**INSTRUCTION:** Determine the number of lines in the data that include the word "this", and write only that number.

**RECORDS SHOWN:**
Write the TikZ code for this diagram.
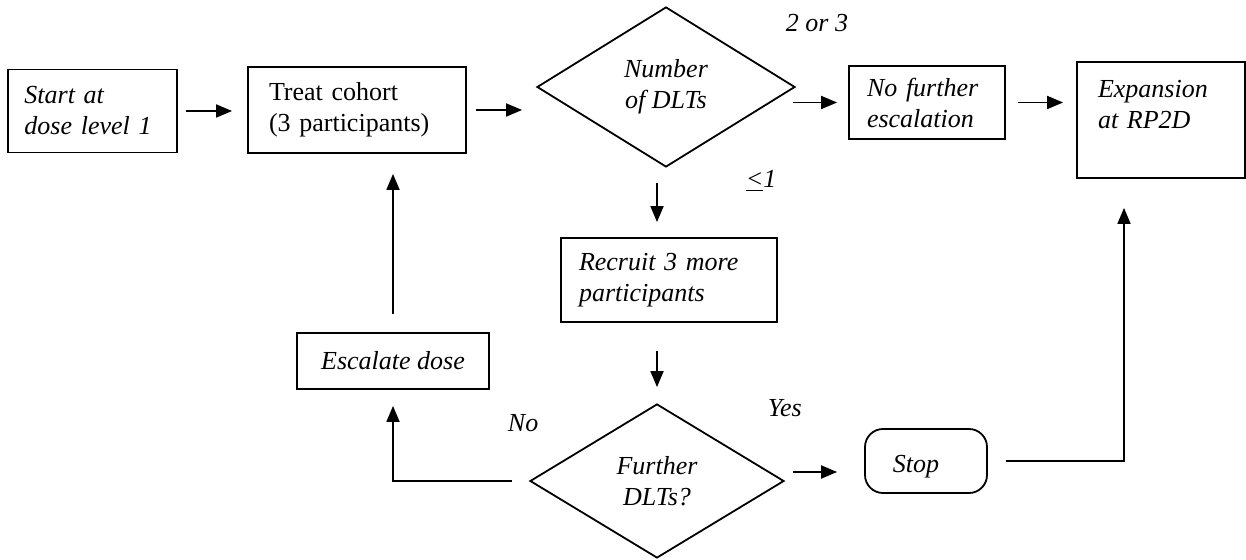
\documentclass[tikz,border=0pt]{standalone}
\usepackage{fontspec}
\setmainfont{Liberation Serif}
\usetikzlibrary{shapes,arrows.meta,positioning}

\begin{document}
\begin{tikzpicture}[x=0.5pt,y=-0.5pt,inner sep=0pt,line width=0.9pt,
  font=\fontsize{13}{15.5}\selectfont\itshape,
  box/.style={draw,rectangle,align=left},
  dec/.style={draw,diamond,align=center,minimum width=129pt,minimum height=80pt},
  arr/.style={-{Triangle[length=8pt,width=6.5pt]}},
  lbl/.style={anchor=base west}]

\useasboundingbox (0,0) rectangle (1246,560);

 \coordinate (bend) at (1124,461);

% top row
\node[box,text width=68pt,inner xsep=8.25pt,minimum height=41.5pt] (start) at (92.5,111) {Start at\\dose level 1};
\node[box,text width=88pt,inner xsep=10.5pt,minimum height=43pt,font=\fontsize{13}{15.5}\selectfont] (treat) at (357,110) {Treat cohort\\(3 participants)};
\node[dec] (dlt) at (666,87) {Number\\of DLTs};
\node[box,text width=60pt,inner xsep=9pt,minimum height=36.5pt] (nofurther) at (927,102.5) {No further\\escalation};
\node[box,text width=63pt,inner xsep=10.5pt,minimum height=58pt] (expansion) at (1161,120) {Expansion\\at RP2D\\\mbox{}};

% lower part
\node[box,text width=90pt,inner xsep=9pt,minimum height=42pt] (recruit) at (669,280) {Recruit 3 more\\participants};
\node[box,align=center,minimum width=96pt,minimum height=28pt] (escalate) at (393,361) {Escalate dose};
\node[dec,minimum width=127pt,minimum height=77pt] (further) at (657,481) {Further\\DLTs?};
\node[draw,rounded corners=9pt,minimum width=61pt,minimum height=32pt,text height=12pt,text depth=0pt] (stop) at (926,461) {Stop\hspace*{10pt}};

\node[lbl] (twothree) at (785,32) {2 or 3};
\node[lbl] (fewer) at (745,188) {\underline{<}1};
\node[lbl] (yes) at (767,417) {Yes};
\node[lbl] (no) at (507,432) {No};

\draw[arr,shorten <=4pt,shorten >=7.5pt] (start.east) -- (start.east -| treat.west);
\draw[arr,shorten <=4.5pt,shorten >=7pt] (treat.east) -- (treat.east -| dlt.west);
\draw[arr,shorten <=-1.5pt,shorten >=5.5pt] (dlt.east |- nofurther.west) -- (nofurther.west);
\draw[arr,shorten <=6pt,shorten >=6.5pt] (nofurther.east) -- (nofurther.east -| expansion.west);
\draw[arr,shorten <=7.5pt,shorten >=7.5pt] (dlt.south -| further) -- (recruit.north -| further);
\draw[arr,shorten <=14pt,shorten >=8pt] (recruit.south -| further) -- (further.north);
\draw[arr,shorten <=4pt,shorten >=13.5pt] ([yshift=4.5pt]further.east) -- ([yshift=-5.5pt]stop.west);
\draw[arr,shorten <=8.5pt,shorten >=8pt] (further.west) -| (escalate.south);
\draw[arr,shorten <=9pt,shorten >=10pt] (escalate.north) -- (escalate.north |- treat.south);
\draw[arr,shorten <=9pt,shorten >=14.5pt] (stop.east) -- (bend) -- (bend |- expansion.south);

\end{tikzpicture}
\end{document}
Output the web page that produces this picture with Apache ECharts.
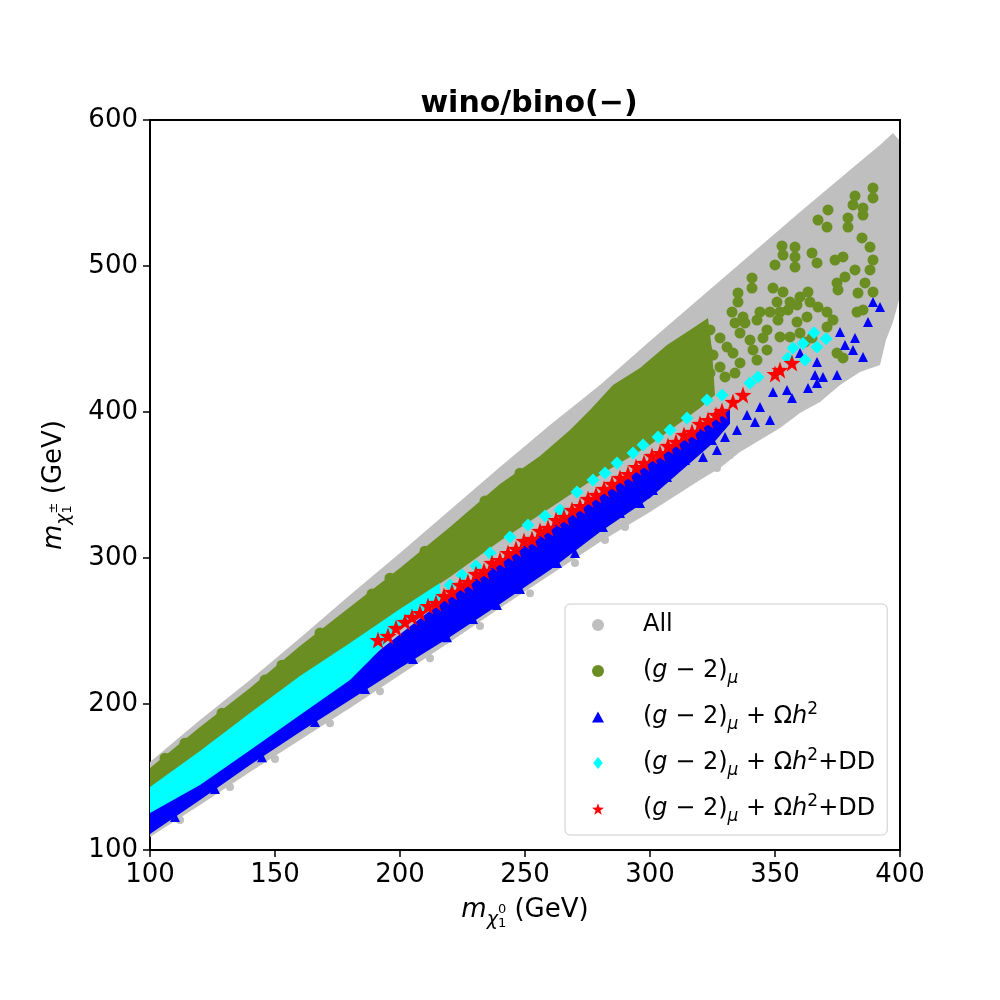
<!DOCTYPE html>
<html>
<head>
<meta charset="utf-8">
<title>wino/bino(−)</title>
<script src="https://cdn.jsdelivr.net/npm/echarts@6/dist/echarts.min.js"></script>
<style>
  html, body { margin: 0; padding: 0; background: #fff; }
  #main { width: 1000px; height: 1000px; }
</style>
</head>
<body>
<div id="main"></div>
<script>
// 各类点的数据（从图上读出，单位 GeV）
// 全部点的密集区边界
var allBand = [
    [100,160.2],[120,189.0],[140,216.4],[160,245.2],[180,274.6],[200,303.4],[220,332.8],[240,362.3],
    [260,391.1],[280,418.5],[300,448.6],[320,478.1],[340,507.5],[360,537.0],[380,565.7],[392,582.9],
    [397.2,591.1],[399.6,586.3],[399.6,545.2],[399.6,476.7],[397.2,461.6],[394.4,449.3],[392,432.2],
    [384,427.4],[376,418.5],[368,406.8],[360,399.3],[352,389.0],[344,380.8],[336,372.6],[328,361.6],
    [320,353.4],[300,331.5],[280,310.9],[260,288.4],[240,265.7],[220,242.5],[200,219.9],[180,197.2],
    [160,175.3],[140,153.4],[120,130.8],[100,108.9]
];
// 全部点中零散的点
var allPts = [
    [393.2,459.6],[394,463.0],[388,449.3],[388.8,442.5],[383.2,431.5],[376,430.1],[372,419.9],
    [356.8,400.0],[337.2,387.7],[332,370.6],[326.8,361.6],[322,363.7],[316,358.9],[300,337.7],[282,312.3],
    [112,120.5],[132,143.1],[150,162.3],[172,186.9],[192,208.8],[212,231.4],[232,253.4],[252,275.9],
    [270,296.5],[290,321.2]
];
// (g-2)mu 密集区边界
var g2Band = [
    [100,156.1],[120,184.2],[140,210.9],[160,239.7],[180,266.4],[200,293.1],[220,321.2],[240,350.7],
    [256,369.8],[268,387.7],[276,401.4],[285.2,418.5],[296,430.1],[306.8,445.9],[316,456.2],[323.2,464.4],
    [324.8,442.5],[326,411.7],[320,402.8],[300,377.4],[280,356.8],[260,334.2],[240,311.6],[220,287.0],
    [200,264.3],[180,240.4],[160,218.5],[140,192.4],[120,167.1],[100,141.7]
];
// (g-2)mu 零散点
var g2Pts = [
    [389.2,553.4],[389.2,546.6],[382,548.0],[381.2,541.8],[385.2,539.7],[385.2,534.9],[371.2,538.4],
    [367.2,531.5],[370.8,526.7],[379.2,532.9],[379.2,526.7],[384.8,519.2],[388,513.0],[352.8,513.7],
    [358,513.0],[353.2,507.5],[358,506.2],[350,500.7],[358,499.3],[364.8,508.9],[366.8,502.1],
    [374,504.1],[377.2,506.2],[389.2,504.1],[388,497.3],[382,497.3],[378,492.5],[340.8,491.8],
    [340.8,484.9],[349.2,484.9],[353.2,482.2],[335.2,481.5],[335.2,475.3],[374.8,488.4],[375.2,483.6],
    [386,488.4],[389.2,482.2],[383.2,481.5],[360,478.8],[363.2,482.2],[350.8,475.3],[356,475.3],
    [358.8,473.3],[355.2,469.9],[352,468.5],[348,468.5],[344,468.5],[337.2,465.1],[332.8,468.5],
    [334,461.0],[338,461.0],[342.8,463.0],[346.8,456.2],[351.2,463.0],[358.8,461.6],[362.8,465.1],
    [364,475.3],[367.2,471.9],[370.8,468.5],[373.2,463.0],[382.8,468.5],[385.2,469.9],[370.8,458.2],
    [324,456.2],[328,450.7],[336,454.1],[340,449.3],[345.2,450.7],[352,451.4],[356,451.4],[360,454.1],
    [362,448.0],[364.8,450.7],[374.8,440.4],[377.2,437.0],[322.8,442.5],[325.2,439.0],[330.8,444.5],
    [333.2,440.4],[341.2,442.5],[346.8,442.5],[342.8,435.6],[336,433.6],[328,430.8],[324,426.7],
    [330,424.0],[334,426.7],[322.8,417.1],
    [106,162.9],[114,173.2],[128.8,193.7],[146,216.4],[152.8,226.6],[168,248.6],[188.8,275.3],
    [196,286.2],[210,304.7],[228,328.0],[234,339.0],[248,358.1]
];
// (g-2)mu + Omega h^2 密集区边界
var ohBand = [
    [100,126.7],[120,145.9],[140,169.8],[160,193.8],[180,217.8],[192,237.0],[220,274.6],[240,297.3],
    [260,320.5],[280,343.1],[300,365.7],[316,383.5],[326,396.0],[332,402.0],[332,392.0],[326,380.0],
    [318,368.0],[300,341.1],[280,317.8],[260,291.8],[240,268.5],[220,245.9],[200,224.6],[180,202.7],
    [160,180.8],[140,158.2],[120,134.2],[100,110.9]
];
// (g-2)mu + Omega h^2 零散点
var ohPts = [
    [281.2,321.2],[288,330.8],[296,337.7],[301.2,346.6],[306.8,355.5],[314,367.1],[321.2,369.2],
    [326.8,374.0],[320,377.4],[324.8,380.8],[330,382.9],[334.8,387.7],[338.8,398.0],[342,393.2],
    [344,403.4],[348,394.5],[349.2,413.7],[354.8,415.1],[356.8,409.6],[363.2,416.4],[366,425.4],
    [369.2,424.0],[366.8,419.9],[374.8,425.4],[366.8,434.3],[360,440.4],[376,454.8],[378,445.9],
    [381.2,442.5],[385.2,437.7],[382,450.7],[387.2,461.6],[389.2,475.3],[392,471.9],
    [110,122.6],[126,141.7],[144.8,163.6],[166,187.6],[186,210.2],[205.2,230.8],[218.8,245.8],
    [229.2,258.2],[238.8,267.8],[248,278.7],[262.8,296.5],[270,303.4]
];
// (g-2)mu + Omega h^2 + DD（青色）密集区边界
var ddBand = [
    [100,143.1],[120,167.8],[140,193.8],[160,219.1],[180,241.7],[200,265.0],[216,282.8],[216,271.2],
    [200,252.0],[188,230.1],[180,216.4],[160,192.4],[140,168.4],[120,144.5],[100,125.3]
];
// (g-2)mu + Omega h^2 + DD（青色）零散点
var ddPts = [
    [220,281.5],[224.8,288.3],[230.4,294.5],[236,303.4],[244,314.4],[251.2,322.6],[258,328.8],
    [264,332.9],[270.8,345.2],[277.2,353.4],[282,358.2],[286.8,365.1],[293.2,371.9],[297.2,377.4],
    [303.2,382.9],[308,387.7],[314.8,395.9],[322.8,408.2],[328.8,411.7],[340,419.9],[343.2,424.0],
    [355.2,437.0],[357.2,443.8],[362,435.6],[366.8,444.5],[365.6,454.2],[370.4,450.1],[361.2,447.0]
];
// (g-2)mu + Omega h^2 + DD（红色星）
var starPts = [
    [191.2,243.8],[195.2,246.6],[198.4,252.1],[202.0,256.2],[204.8,259.6],[208.0,262.3],[211.2,267.1],
    [214.4,269.2],[217.6,274.0],[220.8,276.7],[224.0,281.5],[227.2,283.6],[230.4,289.1],[233.6,291.1],
    [236.8,296.6],[240.0,298.6],[243.2,303.4],[246.4,306.2],[249.6,311.7],[252.8,313.0],[256.0,318.5],
    [259.2,320.6],[262.4,326.0],[265.6,328.1],[268.8,332.9],[272.0,335.6],[275.2,340.4],[278.4,343.2],
    [281.6,347.3],[284.8,350.7],[288.0,354.8],[291.2,357.5],[294.4,362.3],[297.6,365.1],[300.8,369.9],
    [304.0,371.9],[307.2,376.7],[310.4,379.5],[313.6,384.3],[316.8,386.3],[320.0,391.8],[323.2,394.5],
    [326.4,398.0],[328.8,400.7],[333.2,406.9],[337.2,411.7],[350.0,426.0],[352.0,428.8],[356.8,433.6]
];

var xTicks = [100, 400, 50];   // min, max, interval
var yTicks = [100, 600, 100];

var FONT = 'DejaVu Sans';
var STAR = 'path://M0,-10L2.35,-3.24L9.51,-3.09L3.8,1.24L5.88,8.09L0,4L-5.88,8.09L-3.8,1.24L-9.51,-3.09L-2.35,-3.24Z';
var TRI = 'path://M0,-10L10,8L-10,8Z';
var DIAM = 'path://M0,-10L8,0L0,10L-8,0Z';

var legendNames = {
    'All': 'All',
    'g2': '{n|(}{i|g}{n| − 2)}{sub|μ}',
    'g2oh': '{n|(}{i|g}{n| − 2)}{sub|μ}{n| + Ω}{i|h}{sup|2}',
    'g2ohdd': '{n|(}{i|g}{n| − 2)}{sub|μ}{n| + Ω}{i|h}{sup|2}{n|+DD}',
    'g2ohddStar': '{n|(}{i|g}{n| − 2)}{sub|μ}{n| + Ω}{i|h}{sup|2}{n|+DD}'
};

// 密集区用多边形画出
function bandSeries(name, band, color) {
    return {
        name: name,
        type: 'custom',
        clip: true,
        silent: true,
        data: band,
        renderItem: function (params, api) {
            if (params.dataIndex !== 0) return;
            var pts = band.map(function (p) { return api.coord(p); });
            return { type: 'polygon', shape: { points: pts }, style: { fill: color } };
        }
    };
}

function scatterSeries(name, data, symbol, size, color) {
    return {
        name: name,
        type: 'scatter',
        data: data,
        symbol: symbol,
        symbolSize: size,
        clip: true,
        silent: true,
        itemStyle: { color: color, opacity: 1 }
    };
}

var axisNameRich = {
    m: { fontFamily: FONT, fontSize: 26, fontStyle: 'italic', lineHeight: 40, align: 'left', color: '#000' },
    s: { fontFamily: FONT, fontSize: 19, fontStyle: 'italic', lineHeight: 27, verticalAlign: 'bottom', align: 'left', color: '#000' },
    a: { fontFamily: FONT, fontSize: 13, lineHeight: 13, verticalAlign: 'bottom', width: 0, align: 'left', color: '#000' },
    b: { fontFamily: FONT, fontSize: 13, lineHeight: 40, align: 'left', color: '#000' },
    t: { fontFamily: FONT, fontSize: 26, lineHeight: 40, align: 'left', color: '#000' }
};

var chart = echarts.init(document.getElementById('main'));
var option = {
    animation: false,
    backgroundColor: '#fff',
    title: {
        text: 'wino/bino(−)',
        left: 524,
        top: 84,
        textAlign: 'center',
        textStyle: { fontFamily: FONT, fontSize: 30, fontWeight: 'bold', color: '#000' }
    },
    grid: {
        left: 150, right: 100, top: 120, bottom: 150,
        show: true, borderColor: '#000', borderWidth: 2, backgroundColor: 'transparent'
    },
    legend: {
        orient: 'vertical',
        left: 565,
        top: 604,
        padding: [5, 12, 10, 27],
        itemWidth: 12,
        itemHeight: 12,
        itemGap: 14,
        selectedMode: false,
        backgroundColor: '#fff',
        borderColor: '#cccccc',
        borderWidth: 1,
        borderRadius: 5,
        data: [
            { name: 'All', icon: 'circle' },
            { name: 'g2', icon: 'circle' },
            { name: 'g2oh', icon: TRI },
            { name: 'g2ohdd', icon: DIAM },
            { name: 'g2ohddStar', icon: STAR }
        ],
        formatter: function (name) { return '{sp| }' + legendNames[name]; },
        textStyle: {
            fontFamily: FONT, fontSize: 24, lineHeight: 32, color: '#000',
            rich: {
                sp: { width: 34, lineHeight: 32 },
                n: { fontFamily: FONT, fontSize: 24, lineHeight: 32, color: '#000' },
                i: { fontFamily: FONT, fontSize: 24, lineHeight: 32, fontStyle: 'italic', color: '#000' },
                sub: { fontFamily: FONT, fontSize: 17, lineHeight: 17, fontStyle: 'italic', verticalAlign: 'bottom', color: '#000' },
                sup: { fontFamily: FONT, fontSize: 17, lineHeight: 17, verticalAlign: 'top', color: '#000' }
            }
        }
    },
    xAxis: {
        type: 'value',
        min: xTicks[0], max: xTicks[1], interval: xTicks[2],
        name: '{m|m}{s|χ}{a|1}{b|0}{t| (GeV)}',
        nameLocation: 'middle',
        nameGap: 40,
        nameTextStyle: { rich: axisNameRich },
        axisLine: { show: true, lineStyle: { color: '#000', width: 2 } },
        axisTick: { show: true, inside: false, length: 7, lineStyle: { color: '#000', width: 1.5 } },
        axisLabel: { fontFamily: FONT, fontSize: 26, color: '#000', margin: 12 },
        splitLine: { show: false }
    },
    yAxis: {
        type: 'value',
        min: yTicks[0], max: yTicks[1], interval: yTicks[2],
        name: '{m|m}{s|χ}{a|1}{b|±}{t| (GeV)}',
        nameLocation: 'middle',
        nameRotate: 90,
        nameGap: 76,
        nameTextStyle: { rich: axisNameRich },
        axisLine: { show: true, lineStyle: { color: '#000', width: 2 } },
        axisTick: { show: true, inside: false, length: 7, lineStyle: { color: '#000', width: 1.5 } },
        axisLabel: { fontFamily: FONT, fontSize: 26, color: '#000', margin: 12 },
        splitLine: { show: false }
    },
    series: [
        bandSeries('allBand', allBand, '#bfbfbf'),
        scatterSeries('All', allPts, 'circle', 8, '#bfbfbf'),
        bandSeries('g2Band', g2Band, '#6b8e23'),
        scatterSeries('g2', g2Pts, 'circle', 11, '#6b8e23'),
        bandSeries('ohBand', ohBand, '#0000ff'),
        scatterSeries('g2oh', ohPts, 'triangle', 10, '#0000ff'),
        bandSeries('ddBand', ddBand, '#00ffff'),
        scatterSeries('g2ohdd', ddPts, 'diamond', 13, '#00ffff'),
        scatterSeries('g2ohddStar', starPts, STAR, 17, '#ff0000')
    ]
};
chart.setOption(option);
</script>
</body>
</html>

**TASK OUTPUT:** 2